Beyond major appliances, he believes numerous small appliances have enormous potential, such as smart door locks and air purifiers showing rapid growth. "We believe through strategic focused investment in IoT categories, innovative product development based on user needs, and product structure optimization, we will maintain long-term sustainable healthy growth in our IoT business," he said.

Additionally, in Q2, Xiaomi's smart electric vehicles and AI and other innovative business segment had an operating loss of 300 million yuan, delivered 81,302 new vehicles, with segment gross margin rising from Q1's 23.2% to 26.4%.

Overall, Lu Weibing believes Xiaomi's "people-vehicle-home" ecosystem has formed a closed loop with enhanced synergistic effects, driving continued high-speed growth across all categories. From a user perspective, Xiaomi smartphones have over 730 million global monthly active users, IoT device connections approach 1 billion, with strong ecosystem scale and connectivity vitality.

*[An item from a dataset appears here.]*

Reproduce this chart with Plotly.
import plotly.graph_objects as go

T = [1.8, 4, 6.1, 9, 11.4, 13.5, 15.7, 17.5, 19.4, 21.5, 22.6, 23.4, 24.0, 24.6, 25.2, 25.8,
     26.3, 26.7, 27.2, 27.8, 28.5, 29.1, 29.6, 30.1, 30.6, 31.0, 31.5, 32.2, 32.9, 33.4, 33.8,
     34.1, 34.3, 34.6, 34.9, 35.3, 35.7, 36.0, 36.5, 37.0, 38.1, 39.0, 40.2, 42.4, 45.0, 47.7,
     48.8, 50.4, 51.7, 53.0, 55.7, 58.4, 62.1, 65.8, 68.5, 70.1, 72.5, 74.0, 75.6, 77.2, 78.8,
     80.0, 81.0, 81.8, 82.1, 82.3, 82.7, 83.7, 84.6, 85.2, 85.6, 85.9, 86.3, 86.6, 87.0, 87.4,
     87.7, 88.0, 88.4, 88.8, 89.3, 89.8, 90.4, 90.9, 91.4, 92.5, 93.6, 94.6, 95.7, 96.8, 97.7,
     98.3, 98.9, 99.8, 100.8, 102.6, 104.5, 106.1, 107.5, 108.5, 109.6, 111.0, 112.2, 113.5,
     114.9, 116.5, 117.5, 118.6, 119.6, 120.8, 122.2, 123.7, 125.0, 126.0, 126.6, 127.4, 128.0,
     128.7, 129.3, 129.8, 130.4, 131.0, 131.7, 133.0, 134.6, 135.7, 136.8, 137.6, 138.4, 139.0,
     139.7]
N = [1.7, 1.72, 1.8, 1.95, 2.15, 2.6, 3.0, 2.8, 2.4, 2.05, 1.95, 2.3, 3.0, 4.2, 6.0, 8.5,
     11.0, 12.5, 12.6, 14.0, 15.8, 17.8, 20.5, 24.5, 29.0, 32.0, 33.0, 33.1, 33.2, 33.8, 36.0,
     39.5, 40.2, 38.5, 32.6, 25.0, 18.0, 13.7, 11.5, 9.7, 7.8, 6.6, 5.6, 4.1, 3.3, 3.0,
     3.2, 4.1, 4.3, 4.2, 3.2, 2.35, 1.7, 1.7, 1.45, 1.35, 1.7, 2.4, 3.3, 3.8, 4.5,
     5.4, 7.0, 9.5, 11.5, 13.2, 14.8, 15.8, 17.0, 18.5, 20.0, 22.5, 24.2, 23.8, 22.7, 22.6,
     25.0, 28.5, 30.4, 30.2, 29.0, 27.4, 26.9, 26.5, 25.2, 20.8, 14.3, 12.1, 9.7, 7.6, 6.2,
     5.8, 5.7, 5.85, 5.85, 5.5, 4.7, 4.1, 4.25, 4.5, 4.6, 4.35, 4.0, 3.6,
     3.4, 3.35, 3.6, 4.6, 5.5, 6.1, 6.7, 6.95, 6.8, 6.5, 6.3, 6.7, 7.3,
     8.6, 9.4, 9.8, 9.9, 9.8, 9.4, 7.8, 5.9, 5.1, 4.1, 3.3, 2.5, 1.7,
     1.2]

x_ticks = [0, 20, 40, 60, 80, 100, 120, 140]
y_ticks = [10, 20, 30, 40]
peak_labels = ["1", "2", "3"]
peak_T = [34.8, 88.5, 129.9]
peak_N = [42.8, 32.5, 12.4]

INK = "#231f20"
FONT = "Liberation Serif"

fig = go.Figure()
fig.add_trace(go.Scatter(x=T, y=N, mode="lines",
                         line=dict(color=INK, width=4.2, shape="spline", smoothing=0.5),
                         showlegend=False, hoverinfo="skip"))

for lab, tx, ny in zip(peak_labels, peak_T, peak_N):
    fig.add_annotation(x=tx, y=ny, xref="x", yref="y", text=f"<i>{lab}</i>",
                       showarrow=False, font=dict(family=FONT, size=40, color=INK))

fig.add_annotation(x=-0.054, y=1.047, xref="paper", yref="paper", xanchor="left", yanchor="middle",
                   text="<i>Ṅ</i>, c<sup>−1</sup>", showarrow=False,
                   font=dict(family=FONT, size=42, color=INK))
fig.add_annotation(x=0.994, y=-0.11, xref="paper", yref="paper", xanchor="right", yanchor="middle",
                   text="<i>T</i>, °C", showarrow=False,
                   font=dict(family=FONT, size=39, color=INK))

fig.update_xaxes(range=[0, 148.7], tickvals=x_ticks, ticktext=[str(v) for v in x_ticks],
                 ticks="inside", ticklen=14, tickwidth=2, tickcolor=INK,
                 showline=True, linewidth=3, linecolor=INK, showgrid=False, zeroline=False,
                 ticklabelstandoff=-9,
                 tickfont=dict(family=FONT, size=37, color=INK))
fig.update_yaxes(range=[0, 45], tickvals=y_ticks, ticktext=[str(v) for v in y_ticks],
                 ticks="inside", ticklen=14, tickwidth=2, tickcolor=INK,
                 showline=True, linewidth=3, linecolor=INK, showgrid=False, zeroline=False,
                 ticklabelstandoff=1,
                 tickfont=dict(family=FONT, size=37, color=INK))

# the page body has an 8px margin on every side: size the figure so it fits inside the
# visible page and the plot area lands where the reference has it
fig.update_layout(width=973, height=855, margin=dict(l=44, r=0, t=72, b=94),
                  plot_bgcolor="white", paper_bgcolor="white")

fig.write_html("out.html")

Regarding full-year expectations, he expressed confidence in achieving the approximately 30% year-on-year revenue growth target predicted at the beginning of the year. "Driven by smartphone scale growth and premium user increases, internet business maintains steady growth with gross margins staying at high levels; smart automobiles will also achieve good growth as delivery volumes increase. Therefore, we are confident about completing our full-year budget targets for 2025."